Another favourite of mine is ‘Some Of My Favourite Lotions’. I love how your vocals are delicately placed in the mix of synths and beats. What is the noise towards the closing section of the track? It feels a free-jazz element is added to proceedings, which works so wonderfully.

Yes, that’s a bit of analogue sample and hold. I was stressing that Lotions was starting to sound too smooth, so I added some awkward oscillation to muss it up. I really don’t want to make music that lacks awkward moments.


When did your love of house and techno music blossom for you? What were the songs/records/artists that gravitated you towards this musical sphere?

Funny enough, I never knew what the tracks were or who they were by at the time, because I was just listening to and taping off the radio. Ann Arbor and Detroit stations were playing gems like “A Groove” by Instinct (Shake Shakir), “Midnight Sunshine” by Suburban Knight, “Black Out” by Lil Louis & the World, and “It Is What It Is” by Rhythim Is Rhythim (Derrick May), and I had no idea what they were until I started buying records. The original vinyls were probably fairly easy to pick up back then, but I was a kid, and a girl at that, so there was no way. I remember there were a couple of DJs called BMG and Chuck Hampton on WCBN’s Crush Collision, whose techno shows I taped religiously. It was incredible, especially at that age when I had no idea what to do with myself. It was just about living in the moment.


Please discuss the recently released collaborative 12″ with Torn Hawk, entitled ‘Cowboys (For Karen)’? This must have been really good fun.The electric guitar notes adds a beautiful late-night feel to the ambient/electronica soundscapes. It’s really quite a stunning collaboration.

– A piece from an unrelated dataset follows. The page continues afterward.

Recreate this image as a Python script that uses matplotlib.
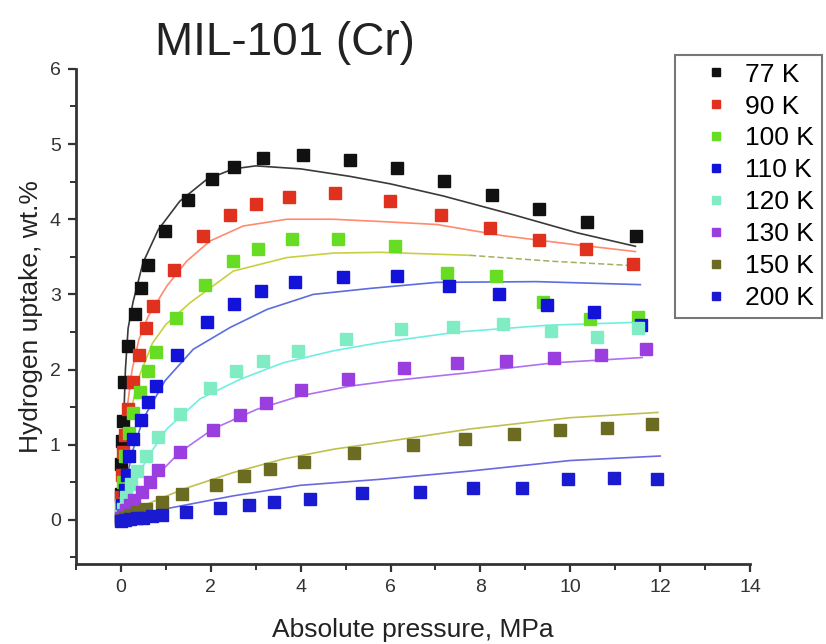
import numpy as np
import matplotlib
matplotlib.use("Agg")
import matplotlib.pyplot as plt
from matplotlib.ticker import MultipleLocator

plt.rcParams['font.family'] = ['Liberation Sans', 'DejaVu Sans']

# H2 uptake (wt.%) vs absolute pressure (MPa), measured points
labels = ["77 K", "90 K", "100 K", "110 K", "120 K", "130 K", "150 K", "200 K"]

p77 = [0.0, 0.01, 0.02, 0.04, 0.07, 0.16, 0.31, 0.44, 0.61, 0.97, 1.5, 2.02, 2.52, 3.17,
       4.06, 5.1, 6.14, 7.19, 8.26, 9.31, 10.38, 11.46]
u77 = [0.35, 0.75, 1.05, 1.32, 1.84, 2.31, 2.74, 3.08, 3.39, 3.85, 4.26, 4.53, 4.69, 4.81,
       4.86, 4.79, 4.68, 4.51, 4.32, 4.13, 3.96, 3.78]

p90 = [0.0, 0.02, 0.05, 0.1, 0.16, 0.26, 0.41, 0.56, 0.72, 1.18, 1.83, 2.43, 3.0, 3.73,
       4.77, 5.99, 7.12, 8.22, 9.31, 10.36, 11.4]
u90 = [0.3, 0.6, 0.9, 1.13, 1.48, 1.84, 2.2, 2.55, 2.85, 3.32, 3.78, 4.05, 4.2, 4.3,
       4.35, 4.24, 4.05, 3.88, 3.73, 3.61, 3.41]

p100 = [0.01, 0.04, 0.09, 0.17, 0.27, 0.42, 0.61, 0.79, 1.22, 1.87, 2.49, 3.06, 3.81, 4.84,
        6.1, 7.25, 8.35, 9.4, 10.45, 11.5]
u100 = [0.2, 0.5, 0.85, 1.15, 1.42, 1.7, 1.98, 2.23, 2.69, 3.13, 3.44, 3.6, 3.74, 3.74,
        3.64, 3.29, 3.25, 2.9, 2.67, 2.7]

p110 = [0.0, 0.03, 0.08, 0.13, 0.19, 0.27, 0.44, 0.61, 0.79, 1.25, 1.91, 2.52, 3.11, 3.87,
        4.94, 6.15, 7.3, 8.42, 9.49, 10.53, 11.57]
u110 = [0.05, 0.2, 0.4, 0.6, 0.85, 1.07, 1.33, 1.57, 1.78, 2.2, 2.63, 2.87, 3.04, 3.17,
        3.23, 3.25, 3.11, 3.0, 2.86, 2.76, 2.59]

p120 = [0.0, 0.05, 0.12, 0.22, 0.35, 0.55, 0.83, 1.31, 1.98, 2.56, 3.17, 3.93, 5.01, 6.23,
        7.4, 8.5, 9.57, 10.6, 11.5]
u120 = [0.05, 0.15, 0.3, 0.48, 0.65, 0.85, 1.1, 1.41, 1.76, 1.98, 2.12, 2.25, 2.41, 2.54,
        2.56, 2.6, 2.51, 2.43, 2.55]

p130 = [0.0, 0.05, 0.12, 0.2, 0.3, 0.46, 0.65, 0.83, 1.31, 2.04, 2.65, 3.23, 4.0, 5.06,
        6.31, 7.49, 8.58, 9.63, 10.69, 11.69]
u130 = [0.02, 0.07, 0.13, 0.2, 0.27, 0.37, 0.5, 0.67, 0.91, 1.2, 1.39, 1.55, 1.73, 1.87,
        2.02, 2.09, 2.12, 2.15, 2.2, 2.28]

p150 = [0.0, 0.1, 0.2, 0.35, 0.55, 0.91, 1.37, 2.12, 2.74, 3.32, 4.08, 5.19, 6.49, 7.66,
        8.74, 9.78, 10.82, 11.82]
u150 = [0.0, 0.03, 0.06, 0.1, 0.15, 0.24, 0.35, 0.47, 0.59, 0.68, 0.77, 0.89, 1.0, 1.07,
        1.14, 1.2, 1.22, 1.28]

p200 = [0.0, 0.1, 0.2, 0.35, 0.5, 0.7, 0.91, 1.45, 2.2, 2.85, 3.41, 4.21, 5.36, 6.66,
        7.83, 8.92, 9.96, 10.98, 11.94]
u200 = [-0.02, 0.0, 0.01, 0.02, 0.03, 0.05, 0.06, 0.11, 0.16, 0.2, 0.24, 0.28, 0.36, 0.37,
        0.43, 0.42, 0.54, 0.56, 0.54]

# model curves (fitted isotherms)
fp77 = [0.0, 0.03, 0.06, 0.1, 0.16, 0.27, 0.49, 0.83, 1.31, 1.91, 2.5, 3.0, 4.0, 5.1,
        6.0, 7.17, 8.73, 10.15, 11.45]
fu77 = [0.0, 0.6, 1.3, 2.0, 2.55, 2.9, 3.42, 3.86, 4.24, 4.53, 4.67, 4.71, 4.67, 4.57,
        4.47, 4.31, 4.06, 3.82, 3.64]

fp90 = [0.0, 0.05, 0.12, 0.25, 0.4, 0.6, 1.02, 1.46, 1.98, 2.72, 3.69, 4.72, 5.77, 7.03,
        8.51, 10.0, 11.45]
fu90 = [0.0, 0.8, 1.4, 2.0, 2.4, 2.7, 3.11, 3.44, 3.71, 3.91, 4.0, 4.0, 3.97, 3.93,
        3.78, 3.67, 3.57]

fp100 = [0.0, 0.1, 0.2, 0.4, 0.7, 1.0, 1.54, 2.5, 3.69, 4.73, 5.77, 7.77, 9.62, 11.5]
fu100 = [0.0, 0.9, 1.4, 1.9, 2.35, 2.6, 2.89, 3.31, 3.49, 3.55, 3.56, 3.52, 3.44, 3.38]

fp110 = [0.0, 0.1, 0.25, 0.5, 0.98, 1.61, 2.43, 3.25, 4.28, 5.55, 7.03, 9.25, 11.56]
fu110 = [0.0, 0.45, 0.9, 1.35, 1.85, 2.27, 2.56, 2.8, 3.0, 3.08, 3.16, 3.17, 3.13]

fp120 = [0.0, 0.2, 0.57, 1.02, 1.76, 2.65, 3.61, 4.73, 5.77, 7.5, 9.5, 11.55]
fu120 = [0.0, 0.35, 0.81, 1.21, 1.61, 1.87, 2.09, 2.25, 2.36, 2.5, 2.59, 2.63]

fp130 = [0.0, 0.24, 0.65, 1.31, 2.05, 3.02, 3.99, 5.1, 6.0, 7.77, 9.63, 11.6]
fu130 = [0.0, 0.15, 0.5, 0.9, 1.21, 1.47, 1.65, 1.78, 1.85, 1.96, 2.09, 2.16]

fp150 = [0.0, 0.5, 1.39, 2.5, 3.61, 4.73, 5.77, 7.77, 10.0, 11.95]
fu150 = [0.0, 0.19, 0.41, 0.63, 0.81, 0.94, 1.03, 1.21, 1.36, 1.43]

fp200 = [0.0, 1.02, 2.5, 3.99, 5.77, 7.77, 10.0, 12.0]
fu200 = [0.0, 0.15, 0.32, 0.46, 0.54, 0.65, 0.79, 0.85]

points = [(p77, u77), (p90, u90), (p100, u100), (p110, u110),
          (p120, u120), (p130, u130), (p150, u150), (p200, u200)]
curves = [(fp77, fu77), (fp90, fu90), (fp100, fu100), (fp110, fu110),
          (fp120, fu120), (fp130, fu130), (fp150, fu150), (fp200, fu200)]

marker_colors = ["#111111", "#e0301e", "#66dd22", "#1212d8",
                 "#80ecc4", "#9a3ee0", "#6b6b22", "#1a1ad0"]
line_colors = ["#3a3a3a", "#ff8a70", "#c8d040", "#5a6ee0",
               "#70eee0", "#b070f0", "#c0c050", "#6a6ae0"]

fig = plt.figure(figsize=(8.26, 6.44), dpi=100)
ax = fig.add_axes([0.092, 0.125, 0.816, 0.768])

for (fx, fy), lc in zip(curves, line_colors):
    if lc == "#c8d040":
        # 100 K curve turns dashed at high pressure
        ax.plot(fx[:12], fy[:12], color=lc, lw=1.2, zorder=2)
        ax.plot(fx[11:], fy[11:], color="#a0b060", lw=1.1, ls=(0, (4, 2)), zorder=2)
    else:
        ax.plot(fx, fy, color=lc, lw=1.2, zorder=2)

for (px, py), mc, lab in zip(points, marker_colors, labels):
    ax.plot(px, py, ls="none", marker="s", ms=8, mfc=mc, mec=mc, label=lab, zorder=3)

ax.set_xlim(-1, 14)
ax.set_ylim(-0.58, 6)
ax.spines["top"].set_visible(False)
ax.spines["right"].set_visible(False)
for s in ("left", "bottom"):
    ax.spines[s].set_linewidth(2.0)
    ax.spines[s].set_color("#333333")

ax.xaxis.set_major_locator(MultipleLocator(2))
ax.xaxis.set_minor_locator(MultipleLocator(1))
ax.yaxis.set_major_locator(MultipleLocator(1))
ax.yaxis.set_minor_locator(MultipleLocator(0.5))
ax.set_xticks(np.arange(0, 15, 2))
ax.set_yticks(np.arange(0, 7, 1))
ax.tick_params(which="major", direction="out", length=6, width=1.6, labelsize=14,
               colors="#333333", pad=5)
ax.tick_params(which="minor", direction="out", length=4, width=1.4, colors="#333333")

ax.set_xlabel("Absolute pressure, MPa", fontsize=19, color="#222222", labelpad=16)
ax.set_ylabel("Hydrogen uptake, wt.%", fontsize=19, color="#222222", labelpad=5)

fig.text(0.345, 0.933, "MIL-101 (Cr)", fontsize=33, color="#222222",
         ha="center", va="center")

leg = ax.legend(loc="upper right", bbox_to_anchor=(0.995, 0.915),
                bbox_transform=fig.transFigure, fontsize=19, markerscale=0.75,
                frameon=True, fancybox=False, borderpad=0.3, labelspacing=0.3,
                handlelength=2.5, handletextpad=-0.14, borderaxespad=0)
leg.get_frame().set_edgecolor("#555555")
leg.get_frame().set_linewidth(1.5)

fig.savefig("out.png", dpi=100)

All thanks to Luke Wyatt. He took my stuff and just did his own thing, which I was so happy about. He makes wonderful stuff. When remixes go way out there, it’s fantastic. I see no need for folks to diss on remixes, because there’s no need to play it safe.


What’s next for you, Karen?

I’ve just had a release on Opal Tapes, called “Kiki the Wormhole.” And the fruits of my summer labour will hopefully surface soon, being a small range of remixes, including another go-round for the folks at Open Music Archive, working with Harry Smith’s Anthology of American Folk Music. And I’m really looking forward to traveling to deepest Belgium to play a Meakusma event in October. I’m trying to get working on an album, but I’m finding that with a near-toddler, it’s much easier to focus in on smaller things like those. Naptime sessions. So I’ll keep plugging away.


‘Needs Continuum’ is out now on No Pain In Pop.